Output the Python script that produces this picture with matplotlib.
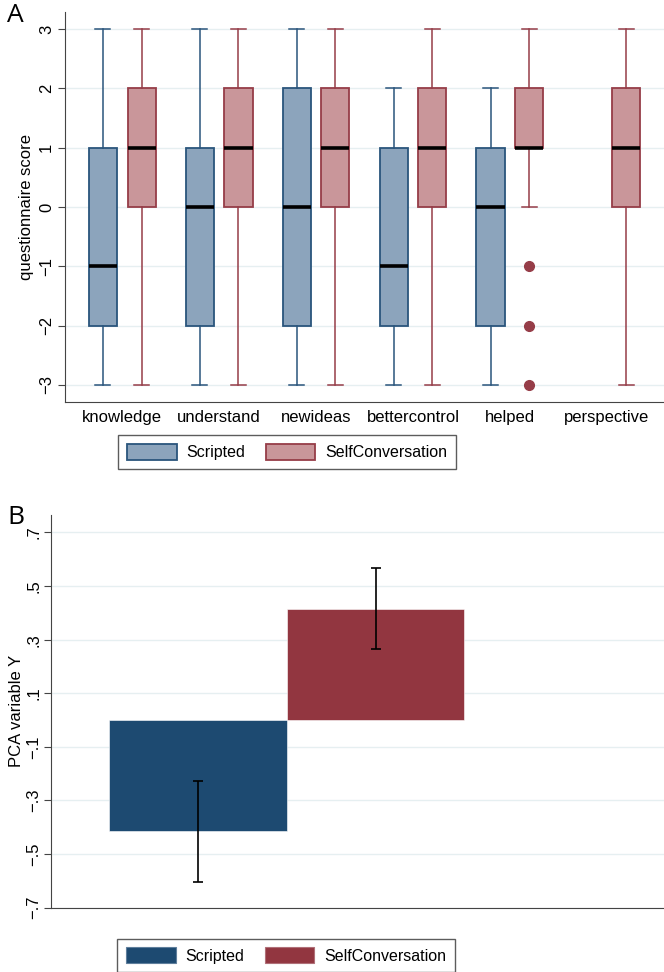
import matplotlib.pyplot as plt
from matplotlib.patches import Patch
from matplotlib.ticker import FixedLocator, FixedFormatter

plt.rcParams['font.family'] = ['Liberation Sans', 'DejaVu Sans']

# panel A: questionnaire items, five-number summaries per group
items = ["knowledge", "understand", "newideas", "bettercontrol", "helped", "perspective"]
# (whislo, q1, med, q3, whishi) ; None = no data
scripted_stats = [(-3, -2, -1, 1, 3), (-3, -2, 0, 1, 3), (-3, -2, 0, 2, 3),
                  (-3, -2, -1, 1, 2), (-3, -2, 0, 1, 2), None]
selfconv_stats = [(-3, 0, 1, 2, 3), (-3, 0, 1, 2, 3), (-3, 0, 1, 2, 3),
                  (-3, 0, 1, 2, 3), (0, 1, 1, 2, 3), (-3, 0, 1, 2, 3)]
selfconv_outliers = [[], [], [], [], [-1, -2, -3], []]
a_ticks = [-3, -2, -1, 0, 1, 2, 3]

# panel B: PCA variable means and CI
groups = ["Scripted", "SelfConversation"]
pca_mean = [-0.415, 0.416]
pca_low = [-0.604, 0.264]
pca_high = [-0.227, 0.567]
b_ticks = [-0.7, -0.5, -0.3, -0.1, 0.1, 0.3, 0.5, 0.7]
b_labels = ["\u2212.7", "\u2212.5", "\u2212.3", "\u2212.1", ".1", ".3", ".5", ".7"]

blue_fill, blue_edge = "#8CA4BC", "#2A557C"
red_fill, red_edge = "#C9969A", "#963D48"
bar_blue, bar_red = "#1D4A71", "#923640"
grid_c = "#E6EFF1"
spine_c = "#444444"

fig = plt.figure(figsize=(6.64, 9.72), dpi=100)


def style_axis(ax, pad=3):
    ax.spines["top"].set_visible(False)
    ax.spines["right"].set_visible(False)
    ax.spines["left"].set_color(spine_c)
    ax.spines["bottom"].set_color(spine_c)
    ax.yaxis.grid(True, color=grid_c, lw=1)
    ax.set_axisbelow(True)
    ax.tick_params(axis="y", direction="out", length=5, color=spine_c, labelsize=12, pad=pad)
    for lab in ax.get_yticklabels():
        lab.set_rotation(90)
        lab.set_va("center")


def add_legend(handles, center_px):
    leg = fig.legend(handles=handles, loc="center",
                     bbox_to_anchor=(center_px[0] / 664, 1 - center_px[1] / 972),
                     ncol=2, fontsize=11.5, frameon=True, fancybox=False, edgecolor="#333333",
                     handlelength=3.1, handleheight=1.15, columnspacing=1.3,
                     handletextpad=0.6, borderpad=0.55, borderaxespad=0)
    leg.get_frame().set_linewidth(1.0)
    return leg


# ---- panel A
axA = fig.add_axes([65 / 664, 1 - 402 / 972, 1 - 65 / 664, (402 - 12) / 972])


def make_stats(vals, fliers=()):
    lo, q1, med, q3, hi = vals
    return dict(whislo=lo, q1=q1, med=med, q3=q3, whishi=hi, fliers=list(fliers))


for fill, edge, stats_list, offs in [(blue_fill, blue_edge, scripted_stats, -0.2),
                                     (red_fill, red_edge, selfconv_stats, 0.2)]:
    stats, pos = [], []
    for i, s in enumerate(stats_list):
        if s is None:
            continue
        fl = selfconv_outliers[i] if fill == red_fill else []
        stats.append(make_stats(s, fl))
        pos.append(i + 1 + offs)
    axA.bxp(stats, positions=pos, widths=0.29, capwidths=0.155, patch_artist=True,
            boxprops=dict(facecolor=fill, edgecolor=edge, lw=1.3),
            whiskerprops=dict(color=edge, lw=1.1),
            capprops=dict(color=edge, lw=1.1),
            medianprops=dict(color="black", lw=2.6, solid_capstyle="butt"),
            flierprops=dict(marker="o", markerfacecolor=red_edge, markeredgecolor=red_edge,
                            markersize=7))

axA.set_xlim(0.41, 6.59)
axA.set_ylim(-3.29, 3.29)
axA.set_yticks(a_ticks)
axA.set_xticks(range(1, len(items) + 1))
axA.set_xticklabels(items, fontsize=12)
axA.tick_params(axis="x", length=0, pad=6)
axA.set_ylabel("questionnaire score", fontsize=12, va="center")
axA.yaxis.set_label_coords((27 - 65) / 599, 0.5)
style_axis(axA)
fig.text(7 / 664, 1 - 16 / 972, "A", fontsize=19, va="center", ha="left",
         family=["Open Sans", "DejaVu Sans"])

add_legend([Patch(facecolor=blue_fill, edgecolor=blue_edge, lw=1.3, label="Scripted"),
            Patch(facecolor=red_fill, edgecolor=red_edge, lw=1.3, label="SelfConversation")],
           (287, 452))

# ---- panel B
axB = fig.add_axes([51 / 664, 1 - 907.7 / 972, 1 - 51 / 664, (907.7 - 515) / 972])
xs = [0, 1]
for x, m, lo, hi, c in zip(xs, pca_mean, pca_low, pca_high, [bar_blue, bar_red]):
    axB.bar(x, m, width=1.0, color=c, edgecolor="#FFFFFF", lw=0.4)
    axB.errorbar(x, m, yerr=[[m - lo], [hi - m]], fmt="none", ecolor="black",
                 elinewidth=1.2, capsize=3.5, capthick=1.2)

axB.set_xlim(-0.828, 2.625)
axB.set_ylim(-0.7, 0.765)
axB.yaxis.set_major_locator(FixedLocator(b_ticks))
axB.yaxis.set_major_formatter(FixedFormatter(b_labels))
axB.set_xticks([])
axB.set_ylabel("PCA variable Y", fontsize=12, va="center")
axB.yaxis.set_label_coords((17 - 51) / 613, 0.5)
style_axis(axB, pad=2)
fig.text(7 / 664, 1 - 517 / 972, "B", fontsize=19, va="center", ha="left",
         family=["Open Sans", "DejaVu Sans"])

add_legend([Patch(facecolor=bar_blue, edgecolor="#5F7F9C", lw=0.8, label=groups[0]),
            Patch(facecolor=bar_red, edgecolor="#B07078", lw=0.8, label=groups[1])],
           (286, 955.5))

fig.savefig("out.png", dpi=100)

======

**Work required**. Leave the pictures out, and print every line of the listing exactly as written.

**Correct result**.
Output the Python script that produces this picture with matplotlib.
import matplotlib.pyplot as plt
from matplotlib.patches import Patch
from matplotlib.ticker import FixedLocator, FixedFormatter

plt.rcParams['font.family'] = ['Liberation Sans', 'DejaVu Sans']

# panel A: questionnaire items, five-number summaries per group
items = ["knowledge", "understand", "newideas", "bettercontrol", "helped", "perspective"]
# (whislo, q1, med, q3, whishi) ; None = no data
scripted_stats = [(-3, -2, -1, 1, 3), (-3, -2, 0, 1, 3), (-3, -2, 0, 2, 3),
                  (-3, -2, -1, 1, 2), (-3, -2, 0, 1, 2), None]
selfconv_stats = [(-3, 0, 1, 2, 3), (-3, 0, 1, 2, 3), (-3, 0, 1, 2, 3),
                  (-3, 0, 1, 2, 3), (0, 1, 1, 2, 3), (-3, 0, 1, 2, 3)]
selfconv_outliers = [[], [], [], [], [-1, -2, -3], []]
a_ticks = [-3, -2, -1, 0, 1, 2, 3]

# panel B: PCA variable means and CI
groups = ["Scripted", "SelfConversation"]
pca_mean = [-0.415, 0.416]
pca_low = [-0.604, 0.264]
pca_high = [-0.227, 0.567]
b_ticks = [-0.7, -0.5, -0.3, -0.1, 0.1, 0.3, 0.5, 0.7]
b_labels = ["\u2212.7", "\u2212.5", "\u2212.3", "\u2212.1", ".1", ".3", ".5", ".7"]

blue_fill, blue_edge = "#8CA4BC", "#2A557C"
red_fill, red_edge = "#C9969A", "#963D48"
bar_blue, bar_red = "#1D4A71", "#923640"
grid_c = "#E6EFF1"
spine_c = "#444444"

fig = plt.figure(figsize=(6.64, 9.72), dpi=100)


def style_axis(ax, pad=3):
    ax.spines["top"].set_visible(False)
    ax.spines["right"].set_visible(False)
    ax.spines["left"].set_color(spine_c)
    ax.spines["bottom"].set_color(spine_c)
    ax.yaxis.grid(True, color=grid_c, lw=1)
    ax.set_axisbelow(True)
    ax.tick_params(axis="y", direction="out", length=5, color=spine_c, labelsize=12, pad=pad)
    for lab in ax.get_yticklabels():
        lab.set_rotation(90)
        lab.set_va("center")


def add_legend(handles, center_px):
    leg = fig.legend(handles=handles, loc="center",
                     bbox_to_anchor=(center_px[0] / 664, 1 - center_px[1] / 972),
                     ncol=2, fontsize=11.5, frameon=True, fancybox=False, edgecolor="#333333",
                     handlelength=3.1, handleheight=1.15, columnspacing=1.3,
                     handletextpad=0.6, borderpad=0.55, borderaxespad=0)
    leg.get_frame().set_linewidth(1.0)
    return leg


# ---- panel A
axA = fig.add_axes([65 / 664, 1 - 402 / 972, 1 - 65 / 664, (402 - 12) / 972])


def make_stats(vals, fliers=()):
    lo, q1, med, q3, hi = vals
    return dict(whislo=lo, q1=q1, med=med, q3=q3, whishi=hi, fliers=list(fliers))


for fill, edge, stats_list, offs in [(blue_fill, blue_edge, scripted_stats, -0.2),
                                     (red_fill, red_edge, selfconv_stats, 0.2)]:
    stats, pos = [], []
    for i, s in enumerate(stats_list):
        if s is None:
            continue
        fl = selfconv_outliers[i] if fill == red_fill else []
        stats.append(make_stats(s, fl))
        pos.append(i + 1 + offs)
    axA.bxp(stats, positions=pos, widths=0.29, capwidths=0.155, patch_artist=True,
            boxprops=dict(facecolor=fill, edgecolor=edge, lw=1.3),
            whiskerprops=dict(color=edge, lw=1.1),
            capprops=dict(color=edge, lw=1.1),
            medianprops=dict(color="black", lw=2.6, solid_capstyle="butt"),
            flierprops=dict(marker="o", markerfacecolor=red_edge, markeredgecolor=red_edge,
                            markersize=7))

axA.set_xlim(0.41, 6.59)
axA.set_ylim(-3.29, 3.29)
axA.set_yticks(a_ticks)
axA.set_xticks(range(1, len(items) + 1))
axA.set_xticklabels(items, fontsize=12)
axA.tick_params(axis="x", length=0, pad=6)
axA.set_ylabel("questionnaire score", fontsize=12, va="center")
axA.yaxis.set_label_coords((27 - 65) / 599, 0.5)
style_axis(axA)
fig.text(7 / 664, 1 - 16 / 972, "A", fontsize=19, va="center", ha="left",
         family=["Open Sans", "DejaVu Sans"])

add_legend([Patch(facecolor=blue_fill, edgecolor=blue_edge, lw=1.3, label="Scripted"),
            Patch(facecolor=red_fill, edgecolor=red_edge, lw=1.3, label="SelfConversation")],
           (287, 452))

# ---- panel B
axB = fig.add_axes([51 / 664, 1 - 907.7 / 972, 1 - 51 / 664, (907.7 - 515) / 972])
xs = [0, 1]
for x, m, lo, hi, c in zip(xs, pca_mean, pca_low, pca_high, [bar_blue, bar_red]):
    axB.bar(x, m, width=1.0, color=c, edgecolor="#FFFFFF", lw=0.4)
    axB.errorbar(x, m, yerr=[[m - lo], [hi - m]], fmt="none", ecolor="black",
                 elinewidth=1.2, capsize=3.5, capthick=1.2)

axB.set_xlim(-0.828, 2.625)
axB.set_ylim(-0.7, 0.765)
axB.yaxis.set_major_locator(FixedLocator(b_ticks))
axB.yaxis.set_major_formatter(FixedFormatter(b_labels))
axB.set_xticks([])
axB.set_ylabel("PCA variable Y", fontsize=12, va="center")
axB.yaxis.set_label_coords((17 - 51) / 613, 0.5)
style_axis(axB, pad=2)
fig.text(7 / 664, 1 - 517 / 972, "B", fontsize=19, va="center", ha="left",
         family=["Open Sans", "DejaVu Sans"])

add_legend([Patch(facecolor=bar_blue, edgecolor="#5F7F9C", lw=0.8, label=groups[0]),
            Patch(facecolor=bar_red, edgecolor="#B07078", lw=0.8, label=groups[1])],
           (286, 955.5))

fig.savefig("out.png", dpi=100)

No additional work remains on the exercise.